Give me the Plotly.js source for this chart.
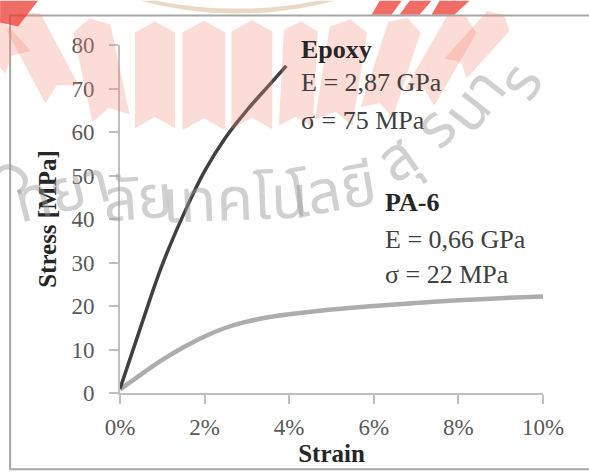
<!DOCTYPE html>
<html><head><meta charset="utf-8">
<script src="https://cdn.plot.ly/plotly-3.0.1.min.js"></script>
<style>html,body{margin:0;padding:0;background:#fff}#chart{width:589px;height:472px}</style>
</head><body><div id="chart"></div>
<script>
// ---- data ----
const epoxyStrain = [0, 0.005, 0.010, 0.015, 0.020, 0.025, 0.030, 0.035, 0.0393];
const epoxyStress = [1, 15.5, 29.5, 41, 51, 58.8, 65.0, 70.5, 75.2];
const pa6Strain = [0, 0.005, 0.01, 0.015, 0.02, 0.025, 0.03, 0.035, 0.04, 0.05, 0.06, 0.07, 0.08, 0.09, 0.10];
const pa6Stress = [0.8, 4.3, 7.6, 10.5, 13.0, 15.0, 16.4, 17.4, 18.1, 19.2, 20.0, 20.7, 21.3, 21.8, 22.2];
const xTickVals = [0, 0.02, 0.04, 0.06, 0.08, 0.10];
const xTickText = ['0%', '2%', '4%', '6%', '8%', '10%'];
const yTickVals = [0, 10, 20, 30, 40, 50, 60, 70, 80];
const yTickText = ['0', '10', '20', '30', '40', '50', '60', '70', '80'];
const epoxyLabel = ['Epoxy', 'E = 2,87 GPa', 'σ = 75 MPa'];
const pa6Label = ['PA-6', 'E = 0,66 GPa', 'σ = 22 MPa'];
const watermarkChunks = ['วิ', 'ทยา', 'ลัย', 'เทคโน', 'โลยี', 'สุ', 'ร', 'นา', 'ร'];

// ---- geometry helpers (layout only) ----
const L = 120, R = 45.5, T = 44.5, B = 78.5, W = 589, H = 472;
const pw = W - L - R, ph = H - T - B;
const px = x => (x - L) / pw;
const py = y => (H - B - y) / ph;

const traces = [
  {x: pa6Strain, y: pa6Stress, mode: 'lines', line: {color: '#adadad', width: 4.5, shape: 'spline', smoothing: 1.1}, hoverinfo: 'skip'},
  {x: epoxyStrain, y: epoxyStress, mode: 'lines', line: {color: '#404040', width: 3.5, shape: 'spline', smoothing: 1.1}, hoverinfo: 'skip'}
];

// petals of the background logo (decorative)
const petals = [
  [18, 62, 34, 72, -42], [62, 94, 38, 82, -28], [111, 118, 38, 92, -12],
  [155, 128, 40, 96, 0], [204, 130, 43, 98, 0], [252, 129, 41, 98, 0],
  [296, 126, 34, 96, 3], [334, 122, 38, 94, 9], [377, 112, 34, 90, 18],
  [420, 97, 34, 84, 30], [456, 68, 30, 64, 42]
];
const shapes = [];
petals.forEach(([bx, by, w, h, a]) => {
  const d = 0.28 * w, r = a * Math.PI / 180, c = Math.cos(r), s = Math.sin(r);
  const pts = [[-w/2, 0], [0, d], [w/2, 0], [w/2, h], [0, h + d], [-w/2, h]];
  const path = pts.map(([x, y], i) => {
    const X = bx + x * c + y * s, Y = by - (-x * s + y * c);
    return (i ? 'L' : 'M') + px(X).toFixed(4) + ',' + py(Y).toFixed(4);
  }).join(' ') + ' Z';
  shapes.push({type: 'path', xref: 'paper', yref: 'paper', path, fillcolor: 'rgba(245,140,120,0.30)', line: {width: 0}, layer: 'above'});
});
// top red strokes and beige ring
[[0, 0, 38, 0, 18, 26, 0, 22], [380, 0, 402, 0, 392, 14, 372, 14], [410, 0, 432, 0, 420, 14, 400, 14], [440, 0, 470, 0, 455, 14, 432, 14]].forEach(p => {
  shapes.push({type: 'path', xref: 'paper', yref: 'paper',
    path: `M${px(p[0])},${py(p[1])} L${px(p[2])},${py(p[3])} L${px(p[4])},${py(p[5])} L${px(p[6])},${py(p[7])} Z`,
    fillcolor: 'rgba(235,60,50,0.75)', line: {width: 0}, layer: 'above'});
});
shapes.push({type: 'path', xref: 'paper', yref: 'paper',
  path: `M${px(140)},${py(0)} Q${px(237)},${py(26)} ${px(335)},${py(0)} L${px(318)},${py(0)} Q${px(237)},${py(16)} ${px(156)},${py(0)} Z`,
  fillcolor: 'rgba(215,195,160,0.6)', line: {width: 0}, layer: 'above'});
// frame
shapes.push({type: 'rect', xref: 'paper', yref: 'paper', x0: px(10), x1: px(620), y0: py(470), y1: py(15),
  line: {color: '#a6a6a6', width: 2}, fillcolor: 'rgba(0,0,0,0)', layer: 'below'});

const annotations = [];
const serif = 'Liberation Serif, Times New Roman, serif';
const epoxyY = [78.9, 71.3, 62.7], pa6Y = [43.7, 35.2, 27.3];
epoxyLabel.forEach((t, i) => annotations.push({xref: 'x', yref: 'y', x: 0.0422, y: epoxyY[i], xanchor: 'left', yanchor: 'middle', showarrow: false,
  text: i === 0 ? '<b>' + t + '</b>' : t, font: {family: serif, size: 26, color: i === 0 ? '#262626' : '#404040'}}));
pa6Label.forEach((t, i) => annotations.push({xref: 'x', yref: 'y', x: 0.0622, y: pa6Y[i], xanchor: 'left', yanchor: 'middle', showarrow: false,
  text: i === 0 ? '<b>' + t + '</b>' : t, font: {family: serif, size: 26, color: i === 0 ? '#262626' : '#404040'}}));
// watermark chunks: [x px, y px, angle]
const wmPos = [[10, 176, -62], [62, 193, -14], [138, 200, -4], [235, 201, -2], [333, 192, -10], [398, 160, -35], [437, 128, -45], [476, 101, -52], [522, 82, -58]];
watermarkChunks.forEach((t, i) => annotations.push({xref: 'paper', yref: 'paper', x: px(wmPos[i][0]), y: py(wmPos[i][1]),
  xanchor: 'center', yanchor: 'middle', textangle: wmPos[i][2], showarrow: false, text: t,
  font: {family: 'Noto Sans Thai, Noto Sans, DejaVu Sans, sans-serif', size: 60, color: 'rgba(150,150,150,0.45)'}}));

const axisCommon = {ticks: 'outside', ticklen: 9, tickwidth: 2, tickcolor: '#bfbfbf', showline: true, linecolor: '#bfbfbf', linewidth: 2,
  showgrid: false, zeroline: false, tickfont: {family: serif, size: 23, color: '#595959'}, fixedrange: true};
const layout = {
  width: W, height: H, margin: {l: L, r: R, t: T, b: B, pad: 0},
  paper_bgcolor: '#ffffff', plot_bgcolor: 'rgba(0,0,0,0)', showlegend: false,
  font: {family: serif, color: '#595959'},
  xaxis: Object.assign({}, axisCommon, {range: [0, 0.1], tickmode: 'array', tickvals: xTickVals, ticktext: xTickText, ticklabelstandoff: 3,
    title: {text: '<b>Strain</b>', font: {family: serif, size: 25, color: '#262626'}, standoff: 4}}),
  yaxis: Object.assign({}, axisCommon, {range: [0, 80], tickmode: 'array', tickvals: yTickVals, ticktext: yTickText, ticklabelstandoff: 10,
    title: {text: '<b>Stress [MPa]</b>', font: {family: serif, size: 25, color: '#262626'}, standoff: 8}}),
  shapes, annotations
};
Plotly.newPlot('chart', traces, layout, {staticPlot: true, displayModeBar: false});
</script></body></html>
========================================
Copy out the listing exactly as it stands, but not the pictures.

Response to this exercise
Give me the Plotly.js source for this chart.
<!DOCTYPE html>
<html><head><meta charset="utf-8">
<script src="https://cdn.plot.ly/plotly-3.0.1.min.js"></script>
<style>html,body{margin:0;padding:0;background:#fff}#chart{width:589px;height:472px}</style>
</head><body><div id="chart"></div>
<script>
// ---- data ----
const epoxyStrain = [0, 0.005, 0.010, 0.015, 0.020, 0.025, 0.030, 0.035, 0.0393];
const epoxyStress = [1, 15.5, 29.5, 41, 51, 58.8, 65.0, 70.5, 75.2];
const pa6Strain = [0, 0.005, 0.01, 0.015, 0.02, 0.025, 0.03, 0.035, 0.04, 0.05, 0.06, 0.07, 0.08, 0.09, 0.10];
const pa6Stress = [0.8, 4.3, 7.6, 10.5, 13.0, 15.0, 16.4, 17.4, 18.1, 19.2, 20.0, 20.7, 21.3, 21.8, 22.2];
const xTickVals = [0, 0.02, 0.04, 0.06, 0.08, 0.10];
const xTickText = ['0%', '2%', '4%', '6%', '8%', '10%'];
const yTickVals = [0, 10, 20, 30, 40, 50, 60, 70, 80];
const yTickText = ['0', '10', '20', '30', '40', '50', '60', '70', '80'];
const epoxyLabel = ['Epoxy', 'E = 2,87 GPa', 'σ = 75 MPa'];
const pa6Label = ['PA-6', 'E = 0,66 GPa', 'σ = 22 MPa'];
const watermarkChunks = ['วิ', 'ทยา', 'ลัย', 'เทคโน', 'โลยี', 'สุ', 'ร', 'นา', 'ร'];

// ---- geometry helpers (layout only) ----
const L = 120, R = 45.5, T = 44.5, B = 78.5, W = 589, H = 472;
const pw = W - L - R, ph = H - T - B;
const px = x => (x - L) / pw;
const py = y => (H - B - y) / ph;

const traces = [
  {x: pa6Strain, y: pa6Stress, mode: 'lines', line: {color: '#adadad', width: 4.5, shape: 'spline', smoothing: 1.1}, hoverinfo: 'skip'},
  {x: epoxyStrain, y: epoxyStress, mode: 'lines', line: {color: '#404040', width: 3.5, shape: 'spline', smoothing: 1.1}, hoverinfo: 'skip'}
];

// petals of the background logo (decorative)
const petals = [
  [18, 62, 34, 72, -42], [62, 94, 38, 82, -28], [111, 118, 38, 92, -12],
  [155, 128, 40, 96, 0], [204, 130, 43, 98, 0], [252, 129, 41, 98, 0],
  [296, 126, 34, 96, 3], [334, 122, 38, 94, 9], [377, 112, 34, 90, 18],
  [420, 97, 34, 84, 30], [456, 68, 30, 64, 42]
];
const shapes = [];
petals.forEach(([bx, by, w, h, a]) => {
  const d = 0.28 * w, r = a * Math.PI / 180, c = Math.cos(r), s = Math.sin(r);
  const pts = [[-w/2, 0], [0, d], [w/2, 0], [w/2, h], [0, h + d], [-w/2, h]];
  const path = pts.map(([x, y], i) => {
    const X = bx + x * c + y * s, Y = by - (-x * s + y * c);
    return (i ? 'L' : 'M') + px(X).toFixed(4) + ',' + py(Y).toFixed(4);
  }).join(' ') + ' Z';
  shapes.push({type: 'path', xref: 'paper', yref: 'paper', path, fillcolor: 'rgba(245,140,120,0.30)', line: {width: 0}, layer: 'above'});
});
// top red strokes and beige ring
[[0, 0, 38, 0, 18, 26, 0, 22], [380, 0, 402, 0, 392, 14, 372, 14], [410, 0, 432, 0, 420, 14, 400, 14], [440, 0, 470, 0, 455, 14, 432, 14]].forEach(p => {
  shapes.push({type: 'path', xref: 'paper', yref: 'paper',
    path: `M${px(p[0])},${py(p[1])} L${px(p[2])},${py(p[3])} L${px(p[4])},${py(p[5])} L${px(p[6])},${py(p[7])} Z`,
    fillcolor: 'rgba(235,60,50,0.75)', line: {width: 0}, layer: 'above'});
});
shapes.push({type: 'path', xref: 'paper', yref: 'paper',
  path: `M${px(140)},${py(0)} Q${px(237)},${py(26)} ${px(335)},${py(0)} L${px(318)},${py(0)} Q${px(237)},${py(16)} ${px(156)},${py(0)} Z`,
  fillcolor: 'rgba(215,195,160,0.6)', line: {width: 0}, layer: 'above'});
// frame
shapes.push({type: 'rect', xref: 'paper', yref: 'paper', x0: px(10), x1: px(620), y0: py(470), y1: py(15),
  line: {color: '#a6a6a6', width: 2}, fillcolor: 'rgba(0,0,0,0)', layer: 'below'});

const annotations = [];
const serif = 'Liberation Serif, Times New Roman, serif';
const epoxyY = [78.9, 71.3, 62.7], pa6Y = [43.7, 35.2, 27.3];
epoxyLabel.forEach((t, i) => annotations.push({xref: 'x', yref: 'y', x: 0.0422, y: epoxyY[i], xanchor: 'left', yanchor: 'middle', showarrow: false,
  text: i === 0 ? '<b>' + t + '</b>' : t, font: {family: serif, size: 26, color: i === 0 ? '#262626' : '#404040'}}));
pa6Label.forEach((t, i) => annotations.push({xref: 'x', yref: 'y', x: 0.0622, y: pa6Y[i], xanchor: 'left', yanchor: 'middle', showarrow: false,
  text: i === 0 ? '<b>' + t + '</b>' : t, font: {family: serif, size: 26, color: i === 0 ? '#262626' : '#404040'}}));
// watermark chunks: [x px, y px, angle]
const wmPos = [[10, 176, -62], [62, 193, -14], [138, 200, -4], [235, 201, -2], [333, 192, -10], [398, 160, -35], [437, 128, -45], [476, 101, -52], [522, 82, -58]];
watermarkChunks.forEach((t, i) => annotations.push({xref: 'paper', yref: 'paper', x: px(wmPos[i][0]), y: py(wmPos[i][1]),
  xanchor: 'center', yanchor: 'middle', textangle: wmPos[i][2], showarrow: false, text: t,
  font: {family: 'Noto Sans Thai, Noto Sans, DejaVu Sans, sans-serif', size: 60, color: 'rgba(150,150,150,0.45)'}}));

const axisCommon = {ticks: 'outside', ticklen: 9, tickwidth: 2, tickcolor: '#bfbfbf', showline: true, linecolor: '#bfbfbf', linewidth: 2,
  showgrid: false, zeroline: false, tickfont: {family: serif, size: 23, color: '#595959'}, fixedrange: true};
const layout = {
  width: W, height: H, margin: {l: L, r: R, t: T, b: B, pad: 0},
  paper_bgcolor: '#ffffff', plot_bgcolor: 'rgba(0,0,0,0)', showlegend: false,
  font: {family: serif, color: '#595959'},
  xaxis: Object.assign({}, axisCommon, {range: [0, 0.1], tickmode: 'array', tickvals: xTickVals, ticktext: xTickText, ticklabelstandoff: 3,
    title: {text: '<b>Strain</b>', font: {family: serif, size: 25, color: '#262626'}, standoff: 4}}),
  yaxis: Object.assign({}, axisCommon, {range: [0, 80], tickmode: 'array', tickvals: yTickVals, ticktext: yTickText, ticklabelstandoff: 10,
    title: {text: '<b>Stress [MPa]</b>', font: {family: serif, size: 25, color: '#262626'}, standoff: 8}}),
  shapes, annotations
};
Plotly.newPlot('chart', traces, layout, {staticPlot: true, displayModeBar: false});
</script></body></html>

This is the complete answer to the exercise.